The English sentence is wrong. It must be :
- If you want, I will speak to him.
You mean the subjunctive form "quiser" (/kizér/)
It would also work, but in this case "quiser" and "quer" aren't completely synonyms; there's a very slightly difference between using these two verbs in this sentence, and I shall explain them.
"Se você quer,..." makes it feel that the person JUST said that he'd like to talk to him:
- Eu queria que você falasse com ele. (I'd like you to talk to him)
- Se você quer, falo com ele. (if you want, I'll talk to him)
"Se você quiser,..." seems that the person didn't say clearly that he'd like to talk to him, but only insinuated it:
- Acho que não vai dar pra explicar pro seu pai. (I think I won't be able to explain it to your father)
- Se você quiser, falo com ele. (if you want, I'll talk to him)
It also may seem that the person didn't insinuate anything at all, but you're offering him a favor; you're being polite.
In fact, "quer" means "want" as a verb in the present tense and "quiser" means "in case I/you/he wants": that's how future subjunctive verbs work in Portuguese. But there are other types of subjunctives. Check this out (give a look at the "Futuro do Subjuntivo" chart): http://www.conjugacao.com.br/verbo-querer/
I know the difference of meaning is almost insignificant, but it's the detailed and smooth choice of words you have to do that makes me love Portuguese. :D
The meaning is exactly the same, but you changed the sentence structure. In Portuguese, there is a system of two clauses, a coordinate ("eu falo com ele") and a subordinate clause ("se você quer"); and they are related because one indicates a circumstance of consequence towards another through the preposition "se". Your translation is just a question and is structurely totally different. A more acceptable translation would be: "if you want, I talk to him".
Would eu falerei com ele work here. I have read that you are more likely to see the future indicative used in writing than in speech.

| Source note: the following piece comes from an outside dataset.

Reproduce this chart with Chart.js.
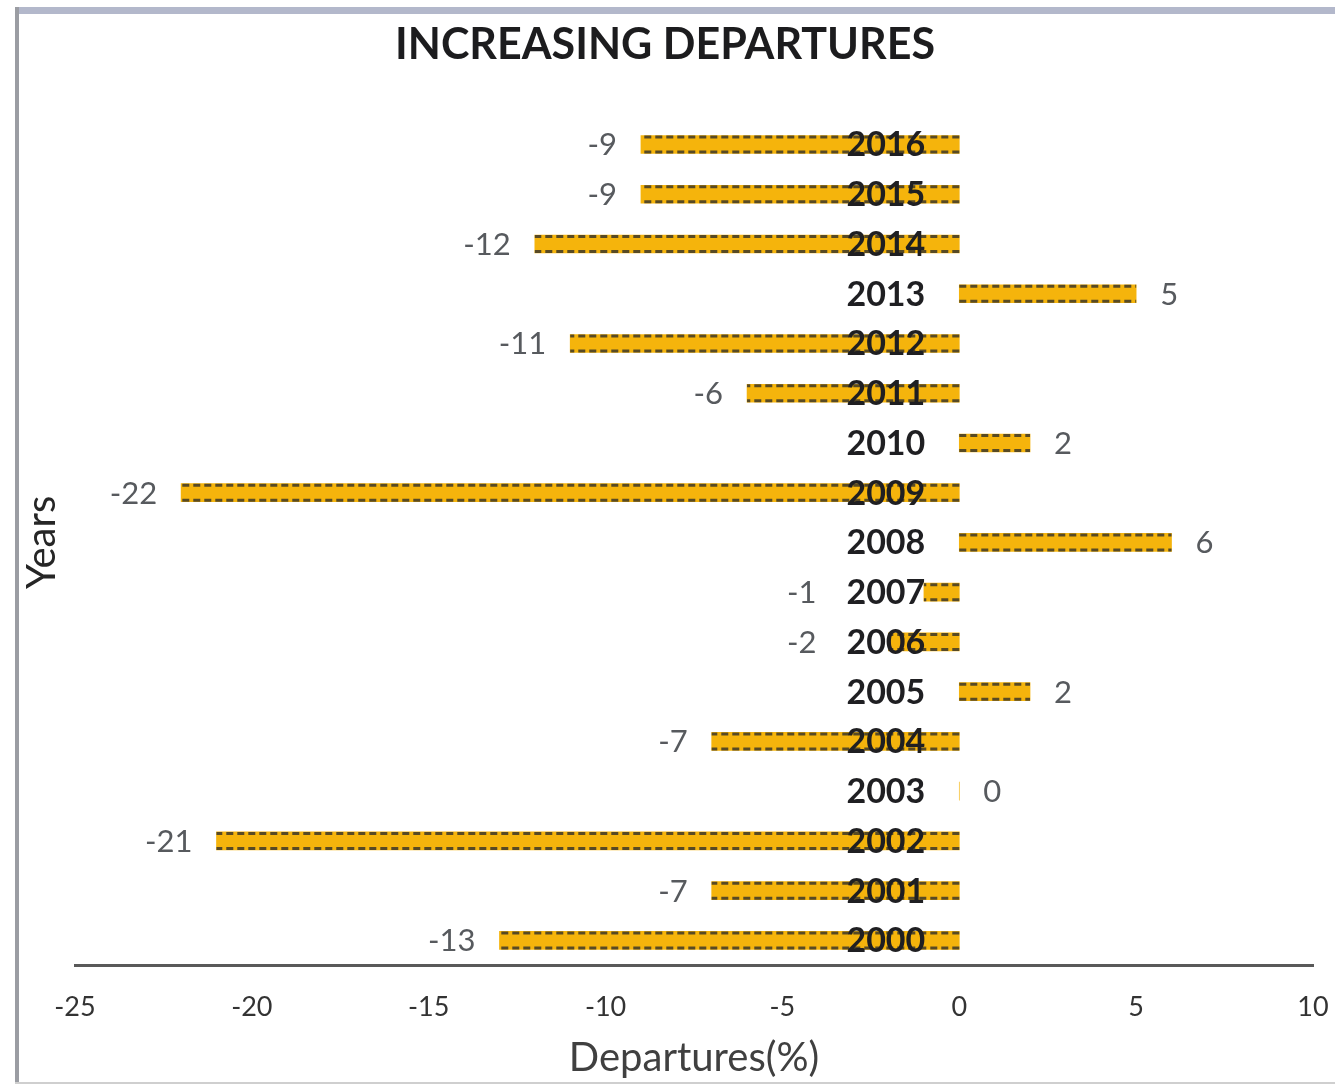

It seems that in Brazil the use the appropriate conjugation of ‘ir’, followed by the infinitive of the verb is the predominant means of expressing a future action. Anybody able to confirm this?
Many thanks Paulenrique. This is another example I guess of the difference between learning the formal grammatical structures of a language and the organic reality of its every day use. Brazilian Portuguese seems (to me at least) to be a highly adaptable and flexible language.